*DIRECTION*. From the first line of the data below through the line holding "from matplotlib.lines import Line2D", output each line exactly and leave the pictures out.

(begin)

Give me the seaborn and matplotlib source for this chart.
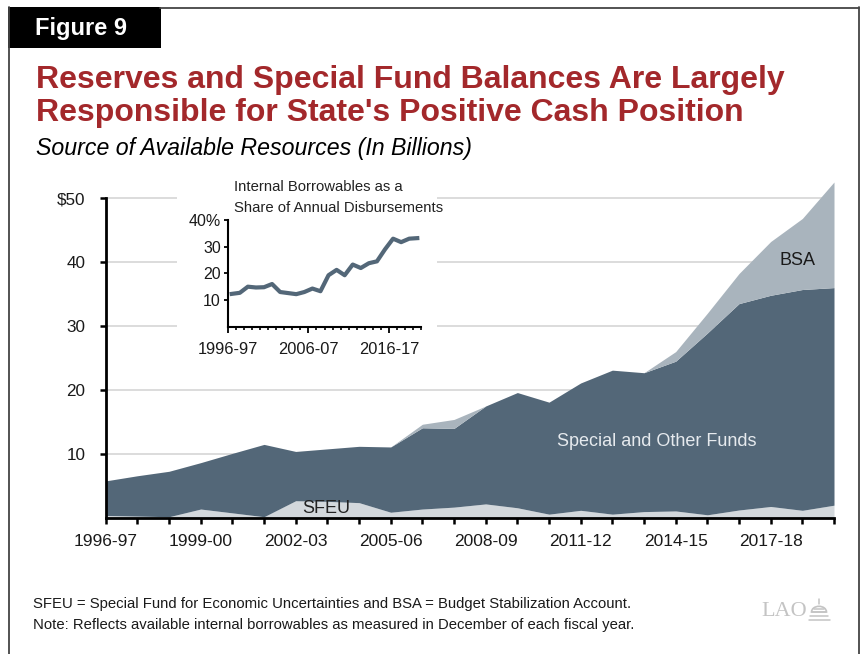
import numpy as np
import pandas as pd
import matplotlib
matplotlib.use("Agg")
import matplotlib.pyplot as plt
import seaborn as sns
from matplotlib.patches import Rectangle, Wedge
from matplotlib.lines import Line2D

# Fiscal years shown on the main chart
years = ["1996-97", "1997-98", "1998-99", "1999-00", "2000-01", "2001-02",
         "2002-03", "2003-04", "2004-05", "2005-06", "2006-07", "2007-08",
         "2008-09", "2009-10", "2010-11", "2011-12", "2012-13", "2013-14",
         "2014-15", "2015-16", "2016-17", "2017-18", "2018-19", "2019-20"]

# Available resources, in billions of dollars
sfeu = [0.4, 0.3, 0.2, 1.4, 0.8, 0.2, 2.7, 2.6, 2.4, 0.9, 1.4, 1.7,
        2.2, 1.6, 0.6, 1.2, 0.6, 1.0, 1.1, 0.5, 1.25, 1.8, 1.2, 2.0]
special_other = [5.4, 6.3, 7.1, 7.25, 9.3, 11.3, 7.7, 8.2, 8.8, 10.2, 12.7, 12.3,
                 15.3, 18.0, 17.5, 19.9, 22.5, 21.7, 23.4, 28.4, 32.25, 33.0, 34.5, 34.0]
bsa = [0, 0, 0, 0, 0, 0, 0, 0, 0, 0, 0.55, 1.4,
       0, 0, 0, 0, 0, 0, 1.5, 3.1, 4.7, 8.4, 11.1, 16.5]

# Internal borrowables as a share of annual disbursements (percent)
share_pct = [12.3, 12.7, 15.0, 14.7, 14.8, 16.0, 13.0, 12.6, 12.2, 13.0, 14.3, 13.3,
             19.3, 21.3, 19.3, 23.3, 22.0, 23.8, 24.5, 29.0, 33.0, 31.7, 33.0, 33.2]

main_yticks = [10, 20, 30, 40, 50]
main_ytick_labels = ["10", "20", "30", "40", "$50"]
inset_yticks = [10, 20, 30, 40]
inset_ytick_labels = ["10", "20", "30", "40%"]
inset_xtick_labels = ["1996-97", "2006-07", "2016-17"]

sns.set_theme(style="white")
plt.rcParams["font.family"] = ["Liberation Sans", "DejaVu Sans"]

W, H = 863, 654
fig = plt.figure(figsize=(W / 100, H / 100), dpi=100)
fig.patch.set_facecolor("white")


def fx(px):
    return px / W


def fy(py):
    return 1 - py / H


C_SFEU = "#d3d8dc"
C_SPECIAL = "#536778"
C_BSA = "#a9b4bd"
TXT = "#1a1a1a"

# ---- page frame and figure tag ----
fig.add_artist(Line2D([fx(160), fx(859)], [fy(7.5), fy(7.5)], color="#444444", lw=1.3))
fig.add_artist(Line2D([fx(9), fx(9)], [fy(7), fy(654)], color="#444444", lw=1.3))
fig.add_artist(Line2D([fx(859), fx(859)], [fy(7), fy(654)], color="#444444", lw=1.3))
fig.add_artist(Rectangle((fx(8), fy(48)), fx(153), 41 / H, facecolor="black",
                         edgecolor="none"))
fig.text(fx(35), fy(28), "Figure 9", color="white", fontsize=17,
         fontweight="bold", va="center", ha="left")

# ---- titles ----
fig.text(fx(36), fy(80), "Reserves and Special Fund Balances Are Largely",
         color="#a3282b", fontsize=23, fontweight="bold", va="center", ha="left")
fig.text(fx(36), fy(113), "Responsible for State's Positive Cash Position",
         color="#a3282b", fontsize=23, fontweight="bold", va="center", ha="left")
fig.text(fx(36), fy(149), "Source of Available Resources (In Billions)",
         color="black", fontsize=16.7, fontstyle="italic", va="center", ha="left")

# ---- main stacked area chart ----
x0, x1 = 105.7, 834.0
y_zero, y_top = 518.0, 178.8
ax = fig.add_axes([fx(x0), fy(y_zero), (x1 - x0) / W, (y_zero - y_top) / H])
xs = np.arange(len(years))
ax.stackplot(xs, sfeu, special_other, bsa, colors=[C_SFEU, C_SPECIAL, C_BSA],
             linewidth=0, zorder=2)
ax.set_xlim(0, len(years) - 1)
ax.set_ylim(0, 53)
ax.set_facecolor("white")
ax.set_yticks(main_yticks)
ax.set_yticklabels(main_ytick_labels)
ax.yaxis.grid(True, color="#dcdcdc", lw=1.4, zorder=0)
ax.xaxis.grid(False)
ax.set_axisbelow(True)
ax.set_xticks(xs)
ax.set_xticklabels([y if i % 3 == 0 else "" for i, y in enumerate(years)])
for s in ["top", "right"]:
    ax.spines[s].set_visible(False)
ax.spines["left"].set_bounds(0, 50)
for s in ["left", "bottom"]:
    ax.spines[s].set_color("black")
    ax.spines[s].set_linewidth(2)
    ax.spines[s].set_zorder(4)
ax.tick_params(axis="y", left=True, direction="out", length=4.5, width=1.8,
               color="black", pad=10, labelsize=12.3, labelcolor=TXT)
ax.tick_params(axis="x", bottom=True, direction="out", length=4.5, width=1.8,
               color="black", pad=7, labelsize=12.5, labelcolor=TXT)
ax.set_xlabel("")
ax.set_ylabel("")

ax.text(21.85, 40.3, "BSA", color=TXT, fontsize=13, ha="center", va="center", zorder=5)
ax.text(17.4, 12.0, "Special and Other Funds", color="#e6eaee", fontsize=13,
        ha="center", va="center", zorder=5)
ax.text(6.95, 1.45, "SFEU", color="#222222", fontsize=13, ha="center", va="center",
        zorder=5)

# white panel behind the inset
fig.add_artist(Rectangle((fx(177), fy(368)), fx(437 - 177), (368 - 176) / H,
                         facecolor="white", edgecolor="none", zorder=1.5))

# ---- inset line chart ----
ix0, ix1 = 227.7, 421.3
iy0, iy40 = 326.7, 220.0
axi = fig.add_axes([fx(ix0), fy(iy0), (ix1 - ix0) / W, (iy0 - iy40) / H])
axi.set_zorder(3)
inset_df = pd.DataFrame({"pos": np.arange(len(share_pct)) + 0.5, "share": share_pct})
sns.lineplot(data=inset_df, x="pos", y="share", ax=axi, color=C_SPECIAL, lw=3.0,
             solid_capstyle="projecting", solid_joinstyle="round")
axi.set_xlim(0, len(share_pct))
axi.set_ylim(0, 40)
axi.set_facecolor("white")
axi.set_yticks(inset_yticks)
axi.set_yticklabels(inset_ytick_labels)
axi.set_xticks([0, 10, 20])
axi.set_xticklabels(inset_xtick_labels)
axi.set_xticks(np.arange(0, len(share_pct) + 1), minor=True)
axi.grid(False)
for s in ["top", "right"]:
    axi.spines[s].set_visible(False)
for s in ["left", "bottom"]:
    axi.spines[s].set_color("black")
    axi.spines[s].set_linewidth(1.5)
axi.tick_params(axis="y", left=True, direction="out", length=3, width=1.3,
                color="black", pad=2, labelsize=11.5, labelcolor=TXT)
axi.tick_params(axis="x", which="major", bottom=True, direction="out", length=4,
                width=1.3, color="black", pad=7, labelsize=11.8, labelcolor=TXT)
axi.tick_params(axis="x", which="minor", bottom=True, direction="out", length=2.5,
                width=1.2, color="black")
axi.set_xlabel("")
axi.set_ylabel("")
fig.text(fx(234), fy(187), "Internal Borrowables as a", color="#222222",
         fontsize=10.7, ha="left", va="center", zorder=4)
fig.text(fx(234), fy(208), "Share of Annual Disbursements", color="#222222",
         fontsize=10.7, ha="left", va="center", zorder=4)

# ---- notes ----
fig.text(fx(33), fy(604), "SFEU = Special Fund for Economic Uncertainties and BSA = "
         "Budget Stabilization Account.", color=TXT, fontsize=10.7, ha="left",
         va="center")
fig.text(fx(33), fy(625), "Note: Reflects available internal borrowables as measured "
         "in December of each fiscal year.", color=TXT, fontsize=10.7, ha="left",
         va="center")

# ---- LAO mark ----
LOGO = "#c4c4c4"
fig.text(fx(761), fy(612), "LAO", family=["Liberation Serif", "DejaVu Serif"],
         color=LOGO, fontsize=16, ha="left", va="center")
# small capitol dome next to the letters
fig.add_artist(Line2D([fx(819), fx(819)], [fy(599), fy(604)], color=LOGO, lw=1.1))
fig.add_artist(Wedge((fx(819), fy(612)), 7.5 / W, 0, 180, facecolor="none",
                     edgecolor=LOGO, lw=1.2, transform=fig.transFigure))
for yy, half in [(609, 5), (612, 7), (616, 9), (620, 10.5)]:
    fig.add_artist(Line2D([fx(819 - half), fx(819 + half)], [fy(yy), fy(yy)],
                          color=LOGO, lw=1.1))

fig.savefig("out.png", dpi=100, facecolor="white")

(end)

*ANSWER TO THIS EXERCISE*.
Give me the seaborn and matplotlib source for this chart.
import numpy as np
import pandas as pd
import matplotlib
matplotlib.use("Agg")
import matplotlib.pyplot as plt
import seaborn as sns
from matplotlib.patches import Rectangle, Wedge
from matplotlib.lines import Line2D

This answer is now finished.